I can't speak for the other poster, but in my case gentler learning curve (I've been using vim for about 10 years and I still don't know 10% of what it can do), smooth scrolling, a real GUI (vim's text menus can be pretty confusing at times), and the features vim didn't have at the time like multiple cursors, command palette and go to anything.
Why do I keep using it? Because generally new functionality requires about 2 minutes of readme.md and then it is working, rather than half an hour of hacking with vim config files.
Overtime I just found myself being more productive and 'happier' while using Sublime. A lot of that comes from the extra functionality it offers (built-in and from numerous plugins). Eg, Markdown preview, image preview, color picker, various project search and management features from SidebarEnhancements.
I still love Vim and use it for editing single files or whenever I remote in to another machine but this new generation of text editor / IDE hybrids just fit my project workflow a bit better.
I'd say there's always room for a product that works well. Textmate, back in the day, had to come in and compete with well-regarded software after all -- even if we ignore vim/emacs as being insufficiently-Mac, there was BBEdit.
I don't know that I'd say Sublime users are "stuck". The long beta on v3 seems to be splitting the community, somewhat, but it wouldn't be surprising if the final release resulted in it consolidating again.
Perhaps, but either way as a ST2 user I'm looking for a replacement and once ST2 does not meet my needs I'll either go back to emacs full time or look towards something else for light weight stuff.
I've already movers most of my we stuff to IntelliJ/WebStorm.
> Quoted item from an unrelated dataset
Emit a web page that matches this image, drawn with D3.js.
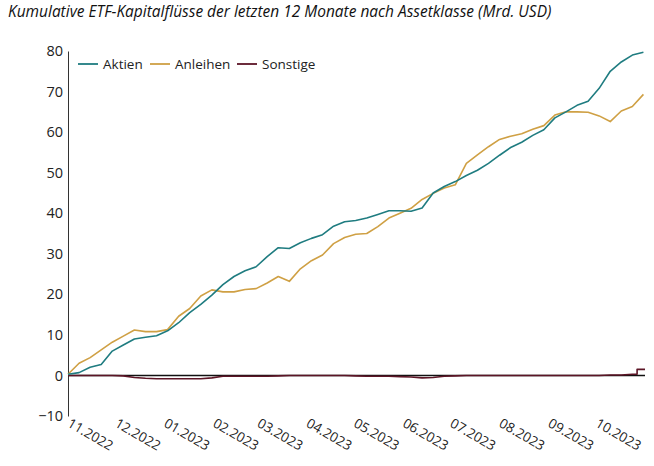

I really liked ST2 but was a little miffed that right after I bought my licence ST3 was pushed to the forefront of the site without a reasonable upgrade plan.
I do certainly agree that the new-version / upgrade thing has been poorly handled. If nothing else, announcing it and causing the split should have been followed by rapid development instead of over a year of slow beta releases.
Text editors are dime a dozen and in that space, you are competing with much more than tools that are geared just toward developers.